John Lee Hooker – The Cream

Well here’s a brand new, 2024 re-release of another John Lee Hooker album that I was previously unaware of – from 1977 (released in 1978), a live recording titled “The Cream,” but having nothing to do with the band, of course. (The label, Tomato, was a small independent without big distribution, so perhaps it’s not surprising that I never ran across this – though Rhino did a CD release in 1989, peak time for my John Lee Hooker fandom. Nevertheless, it looked entirely unfamiliar to me.
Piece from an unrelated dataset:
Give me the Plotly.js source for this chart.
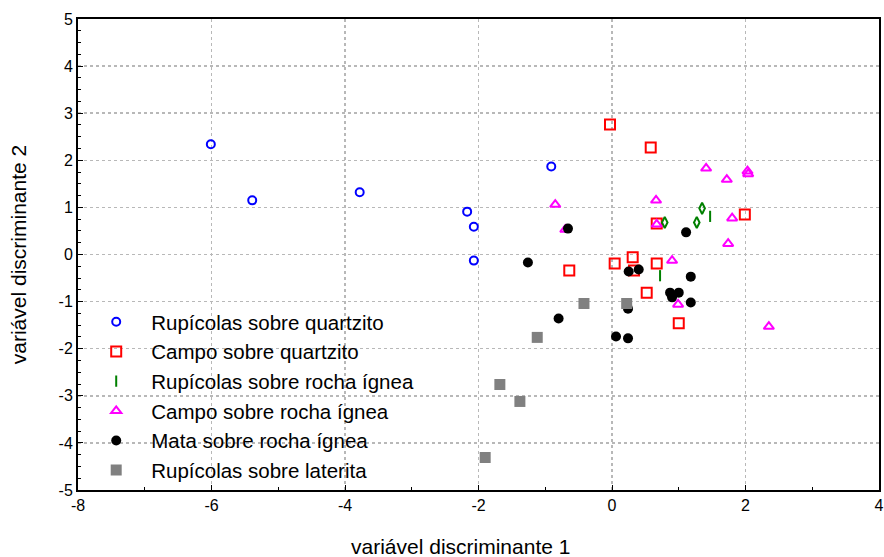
<!DOCTYPE html>
<html>
<head>
<meta charset="utf-8">
<script src="https://cdn.plot.ly/plotly-3.0.1.min.js"></script>
<style>html,body{margin:0;padding:0;background:#fff;}#chart{width:884px;height:557px;}</style>
</head>
<body>
<div id="chart"></div>
<script>
// Rupícolas sobre quartzito
const rqX = [-6.01, -5.39, -3.78, -2.17, -2.07, -2.07, -0.91];
const rqY = [2.34, 1.15, 1.32, 0.91, 0.59, -0.13, 1.87];
// Campo sobre quartzito
const cqX = [-0.03, 0.58, 0.67, 1.99, 0.04, -0.64, 0.31, 0.67, 0.33, 0.52, 1.00];
const cqY = [2.76, 2.27, 0.66, 0.85, -0.19, -0.34, -0.06, -0.19, -0.34, -0.81, -1.46];
// Rupícolas sobre rocha ígnea
const riX = [1.47, 0.72, 1.35, 1.27, 0.79];
const riY = [0.81, -0.45, 0.98, 0.68, 0.68];
const riSym = ['line-ns-open', 'line-ns-open', 'diamond-tall-open', 'diamond-tall-open', 'diamond-tall-open'];
// Campo sobre rocha ígnea
const ciX = [1.41, 1.72, 2.03, 2.04, -0.85, 0.66, 1.80, 0.67, 1.74, 0.90, -0.70, 0.99, 2.35];
const ciY = [1.83, 1.59, 1.77, 1.71, 1.06, 1.15, 0.77, 0.64, 0.23, -0.13, 0.53, -1.06, -1.53];
// Mata sobre rocha ígnea
const mtX = [-0.66, 1.11, -1.26, 0.25, 0.40, 1.18, 0.87, 1.00, 0.90, 1.18, 0.24, 0.06, 0.24, -0.80];
const mtY = [0.55, 0.47, -0.17, -0.36, -0.32, -0.47, -0.81, -0.81, -0.91, -1.02, -1.15, -1.74, -1.78, -1.36];
// Rupícolas sobre laterita
const rlX = [-0.42, 0.22, -1.12, -1.68, -1.38, -1.90];
const rlY = [-1.04, -1.04, -1.76, -2.76, -3.12, -4.31];

const names = ['Rupícolas sobre quartzito', 'Campo sobre quartzito', 'Rupícolas sobre rocha ígnea',
  'Campo sobre rocha ígnea', 'Mata sobre rocha ígnea', 'Rupícolas sobre laterita'];

// tick labels
const xTickVals = [-8, -6, -4, -2, 0, 2, 4];
const xTickText = ['-8', '-6', '-4', '-2', '0', '2', '4'];
const yTickVals = [-5, -4, -3, -2, -1, 0, 1, 2, 3, 4, 5];
const yTickText = ['-5', '-4', '-3', '-2', '-1', '0', '1', '2', '3', '4', '5'];

const xTitle = 'variável discriminante 1';
const yTitle = 'variável discriminante 2';

const traces = [
  {x: rqX, y: rqY, name: names[0], type: 'scatter', mode: 'markers',
   marker: {symbol: 'circle-open', size: 8, color: '#0000ff', line: {width: 2, color: '#0000ff'}}},
  {x: cqX, y: cqY, name: names[1], type: 'scatter', mode: 'markers',
   marker: {symbol: 'square-open', size: 10, color: '#ff0000', line: {width: 2, color: '#ff0000'}}},
  {x: riX, y: riY, name: names[2], type: 'scatter', mode: 'markers',
   marker: {symbol: riSym, size: 8, color: '#008000', line: {width: 2, color: '#008000'}}},
  {x: ciX, y: ciY, name: names[3], type: 'scatter', mode: 'markers',
   marker: {symbol: 'triangle-up-open', size: 9, color: '#ff00ff', line: {width: 2, color: '#ff00ff'}}},
  {x: mtX, y: mtY, name: names[4], type: 'scatter', mode: 'markers',
   marker: {symbol: 'circle', size: 10, color: '#000000'}},
  {x: rlX, y: rlY, name: names[5], type: 'scatter', mode: 'markers',
   marker: {symbol: 'square', size: 11, color: '#808080'}}
];

const gridStyle = {showgrid: true, gridcolor: '#b8b8b8', griddash: '3px,3px', gridwidth: 1.5};

const layout = {
  width: 884, height: 557,
  margin: {l: 78, r: 5, t: 19, b: 67},
  paper_bgcolor: '#ffffff', plot_bgcolor: '#ffffff',
  font: {family: 'Arial, "Liberation Sans", sans-serif', color: '#000'},
  showlegend: true,
  legend: {x: 0.004, y: 0.0, xanchor: 'left', yanchor: 'bottom', bgcolor: 'rgba(0,0,0,0)',
           font: {size: 20.5, color: '#000'}, tracegroupgap: 0, itemwidth: 60, itemsizing: 'trace'},
  xaxis: Object.assign({range: [-8, 4], tickmode: 'array', tickvals: xTickVals, ticktext: xTickText,
          zeroline: false, showline: true, linecolor: '#000', linewidth: 2, mirror: true,
          ticks: 'inside', ticklen: 5, tickcolor: '#000', tickwidth: 1,
          minor: {dtick: 1, tick0: 0, ticks: 'inside', ticklen: 3, tickcolor: '#000', showgrid: false},
          tickfont: {size: 16}}, gridStyle),
  yaxis: Object.assign({range: [-5, 5], tickmode: 'array', tickvals: yTickVals, ticktext: yTickText,
          zeroline: false, showline: true, linecolor: '#000', linewidth: 2, mirror: true,
          ticks: 'inside', ticklen: 5, tickcolor: '#000', tickwidth: 1,
          minor: {dtick: 0.25, tick0: 0, ticks: 'inside', ticklen: 3, tickcolor: '#000', showgrid: false},
          tickfont: {size: 16}, title: {text: yTitle, font: {size: 21}, standoff: 26}}, gridStyle),
  annotations: [{text: xTitle, xref: 'paper', yref: 'paper', x: 0.478, y: 0, yshift: -43,
                 xanchor: 'center', yanchor: 'top', showarrow: false, font: {size: 21, color: '#000'}}],
  shapes: [{type: 'rect', xref: 'paper', yref: 'paper', x0: 0.003, x1: 0.4707, y0: 0.003, y1: 0.39,
            fillcolor: '#ffffff', line: {width: 0}, layer: 'between'}]
};

Plotly.newPlot('chart', traces, layout, {displayModeBar: false, staticPlot: true});
</script>
</body>
</html>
The Cream front cover – photograph of John Lee Hooker, a 60-something-year-old black man in a very dapper light colored three piece suit, a black silk or nylon shirt with an incredibly wide collar reaching to the shoulders of his suit jacket, and a tall, broad-brimmed light colored hat. He is seated at a diner table, a tabletop jukebox selector in the booth behind him. He has one arm resting on the table, the other on his knee, his left leg crossed on his right knee, he sits turned out from the booth. On the table is a heaping ice cream sundae covered in whipped cream with a cherry on top.
The Cream front cover

This is a live recording from Palo Alto, with two of the same musicians who backed him on “Black Night Is Falling,” recorded the same year, as well as several more. As a result, this rocks out more than that record. Mostly familiar JLH riffs and songs – but as always, he does them differently every single time. (There’s also the confusingly credited “T.B. Sheets,” which is generally credited as a Van Morrison song, which he first recorded in 1967, that is here credited entirely to John Lee, and which on his “Never Get Out of These Blues Alive” is credited to both.)

I bought this in May 2024, and, like the other recent live JLH additions to my collection, have played it over and over and over. Ain’t nothing wrong with any John Lee Hooker.